Header photo source: SF Express.

In the first half of 2024, SF Express posted revenue of RMB 134.41 billion (USD 18.8 billion), reflecting an 8.08% year-on-year growth. It was a much-needed recovery after the turbulence of 2023. But even with this rebound, SF is eager to list on the Hong Kong Stock Exchange (HKEX), refiling its IPO application in June 2024 after the prior one lapsed. It raises a key question: why the rush to go public when the company seems to be on solid financial footing, with RMB 32.52 billion (USD 4.6 billion) in cash and cash equivalents and a 5.4% boost in personal membership accounts, totaling 699 million? What’s pushing SF toward the IPO now?

SF was once the unchallenged heavyweight of China’s private express industry. Its dominance in time-sensitive deliveries, powered by its vast logistics and air freight network, kept it ahead of the pack. In an industry crowded with state-run players, SF was the premium option.

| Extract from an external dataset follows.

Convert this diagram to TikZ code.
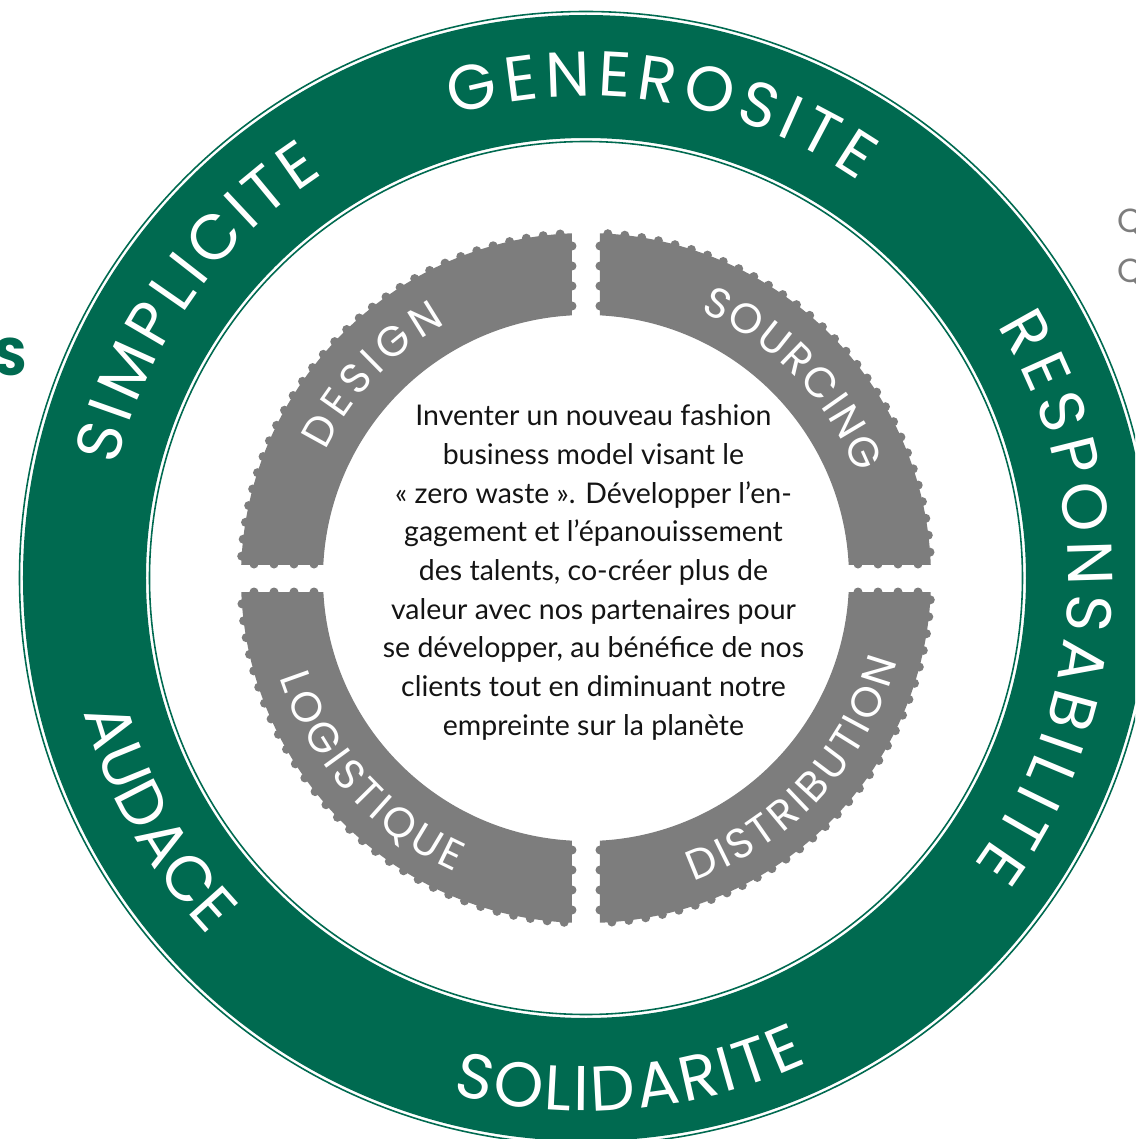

Then e-commerce came along and flipped the market on its head. A fierce price war sent delivery fees plummeting, slashing margins across the sector. SF, with its high-end services, largely dodged the initial blows. By 2020, it controlled less than 10% of the market but still pocketed RMB 7.3 billion (USD 1 billion) in profit. In contrast, competitors like STO Express, YTO Express, ZTO Express, and Yunda dominated over 60% of the market but collectively earned only RMB 7.6 billion (USD 1.1 billion).

But the company’s grip on premium deliveries has loosened. JD Logistics, born out of the e-commerce giant JD.com, is closing in fast. Backed by JD’s digital prowess and its integrated supply chain, JD Logistics has eroded SF’s market share, challenging its monopoly on fast delivery services.

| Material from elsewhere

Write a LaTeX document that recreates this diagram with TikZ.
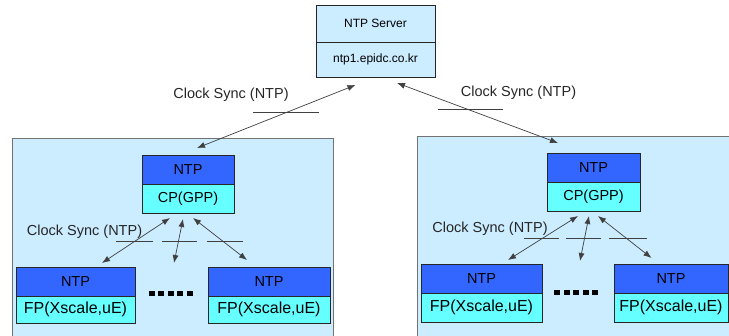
\documentclass[tikz,border=0pt]{standalone}
\usepackage{fontspec}
\setmainfont{Liberation Sans}
\usetikzlibrary{positioning,calc,arrows.meta}
\definecolor{panelblue}{RGB}{204,236,255}
\definecolor{ntpblue}{RGB}{51,102,255}
\definecolor{procyan}{RGB}{102,255,255}
\tikzset{
  panel/.style={draw=black!55,fill=panelblue,line width=1pt},
  part/.style={draw=black!85,line width=0.8pt,inner sep=0pt,outer sep=0pt,
    font=\fontsize{14.5}{16}\selectfont},
  hdr/.style={part,fill=ntpblue,minimum height=29},
  cpu/.style={part,fill=procyan,minimum height=29},
  fpu/.style={cpu,font=\fontsize{16}{18}\selectfont},
  srv/.style={part,fill=panelblue,font=\fontsize{12}{14}\selectfont},
  lbl/.style={inner sep=0pt,text=black!85,font=\fontsize{14.5}{16}\selectfont},
  sync/.style={{Latex[length=8pt,width=6pt]}-{Latex[length=8pt,width=6pt]},
    draw=black!75,line width=0.7pt},
  rule/.style={draw=black!75,line width=0.7pt}
}
\begin{document}
\begin{tikzpicture}[x=1pt,y=-1pt]
\useasboundingbox (0,0) rectangle (729,336);
\clip (0,0) rectangle (729,336);
% panels
\draw[panel] (12,139) rectangle (333,345);
\draw[panel] (417,137) rectangle (740,345);
% server
\node[srv,minimum width=119,minimum height=37] (srv) at (375.5,23.5) {NTP Server};
\node[srv,minimum width=119,minimum height=35,below=0pt of srv] (srvaddr) {ntp1.epidc.co.kr};
% left group
\node[hdr,minimum width=92] (cpLtop) at (188,169.5) {NTP};
\node[cpu,minimum width=92,below=0pt of cpLtop] (cpL) {CP(GPP)};
\node[hdr,minimum width=119] (fpLatop) at (75.5,281.5) {NTP};
\node[fpu,minimum width=119,minimum height=27,below=0pt of fpLatop] (fpLa) {FP(Xscale,uE)};
\node[hdr,minimum width=122] (fpLbtop) at (269,281.5) {NTP};
\node[fpu,minimum width=122,minimum height=27,below=0pt of fpLbtop] (fpLb) {FP(Xscale,uE)};
% right group
\node[hdr,minimum width=93] (cpRtop) at (593.5,167.5) {NTP};
\node[cpu,minimum width=93,below=0pt of cpRtop] (cpR) {CP(GPP)};
\node[hdr,minimum width=121] (fpRatop) at (481.5,278.5) {NTP};
\node[fpu,minimum width=121,below=0pt of fpRatop] (fpRa) {FP(Xscale,uE)};
\node[hdr,minimum width=114] (fpRbtop) at (671,278.5) {NTP};
\node[fpu,minimum width=114,below=0pt of fpRbtop] (fpRb) {FP(Xscale,uE)};
% dots
\foreach \i in {0,...,4} {
  \fill (148.5+9.5*\i,291.5) rectangle ++(6,5);
  \fill (554+9.5*\i,290.5) rectangle ++(6,5);
}
\coordinate (midL) at (174,263);
\coordinate (midR) at (580,261);
% labels
\node[lbl] (syncTL) at (231,95) {Clock Sync (NTP)};
\node[lbl] (syncTR) at (518.5,93) {Clock Sync (NTP)};
\node[lbl] (syncL) at (84.5,232) {Clock Sync (NTP)};
\node[lbl] (syncR) at (490,229) {Clock Sync (NTP)};
\draw[rule] (253,112) -- (319,112);
\draw[rule] (438,109) -- (503,109);
\draw[rule] (116,241) -- (153,241) (162,241) -- (197,241) (207,241) -- (243,241);
\draw[rule] (524,238) -- (559,238) (566,238) -- (601,238) (609,238) -- (647,238);
% connectors
\draw[sync] ($(srvaddr.south)+(-20,8)$) -- ($(cpLtop.north)+(9,-7)$);
\draw[sync] ($(srvaddr.south)+(21.5,6)$) -- ($(cpRtop.north)+(-35.5,-10)$);
\draw[sync] ($(cpL.south)+(-18,5)$) -- ($(fpLatop.north)+(26.5,-4)$);
\draw[sync] ($(cpL.south)+(-5,6)$) -- (midL);
\draw[sync] ($(cpL.south)+(5,5)$) -- ($(fpLbtop.north)+(-22,-7)$);
\draw[sync] ($(cpR.south)+(-15.5,5)$) -- ($(fpRatop.north)+(26.5,-4)$);
\draw[sync] ($(cpR.south)+(-4.5,5)$) -- (midR);
\draw[sync] ($(cpR.south)+(4.5,5)$) -- ($(fpRbtop.north)+(-19.5,-6)$);
\end{tikzpicture}
\end{document}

The numbers tell the story: between 2017 and mid-2024, the revenue SF drew from time-sensitive deliveries fell from 65.66% to 44.03%. JD’s rapid build-up has left SF scrambling to adapt.

Meanwhile, SF faces competition on another front. J&T Express, which entered China in 2020 after acquiring LBEX, quickly scaled to a daily delivery volume of 20 million packages, buoyed by backing from Pinduoduo. J&T’s aggressive expansion into rural areas—a strategy counter to SF’s urban-first focus—has placed the two companies in direct competition across key markets.

Pinduoduo’s 2024 move to offer free shipping to remote areas poses an even bigger threat. If this initiative gains traction, SF’s premium positioning could take a hit. Adding to the company’s woes is its subsidiary Hive Box, embroiled in public controversy over late-fee practices. In 2023 alone, Hive Box raked in over RMB 1 billion (USD 140 million) from late fees on 208 million packages, drawing criticism from regulatory bodies like the China Consumers Association for its short grace periods and lack of notifications.

2023 was a tough year for SF. Revenue dipped 3.39% to RMB 258.4 billion (USD 36.2 billion), while the debt-to-asset ratio climbed to 53.37% by year’s end, up from 43.23% at its IPO. Interest expenses also soared, doubling from RMB 900 million (USD 126 million) in 2019 to RMB 2.27 billion (USD 317.8 billion) in 2023. In 2023, SF’s stock plunged from RMB 57.5 (USD 8.1) to RMB 40.4 (USD 5.7), erasing billions in market value.

The company is taking action. In response to its shifting fortunes, SF has launched initiatives aimed at transforming itself from a logistics provider to a solutions-oriented business. This includes the introduction of Fengyu, a large language model designed to enhance operations in marketing, customer service, and delivery.

Even as SF battles on its home turf, it’s casting its gaze abroad. International revenue, which peaked at RMB 48.47 billion (USD 6.8 billion) in 2022, slumped to RMB 25.76 billion (USD 3.6 billion) in 2023. Yet SF has secured more than 40 cross-border logistics projects across Asia in the first half of 2024. Competition in this arena is fierce, with JD Logistics, Cainiao, and ZTO vying for the same global market slice.

SF’s dominance is no longer guaranteed. Its edge in speed and scale is eroding, both at home and internationally. While it was once the undisputed leader in premium services, SF is now navigating a more crowded, complex landscape. The question remains: will technological innovation and global expansion be enough to regain its lost ground?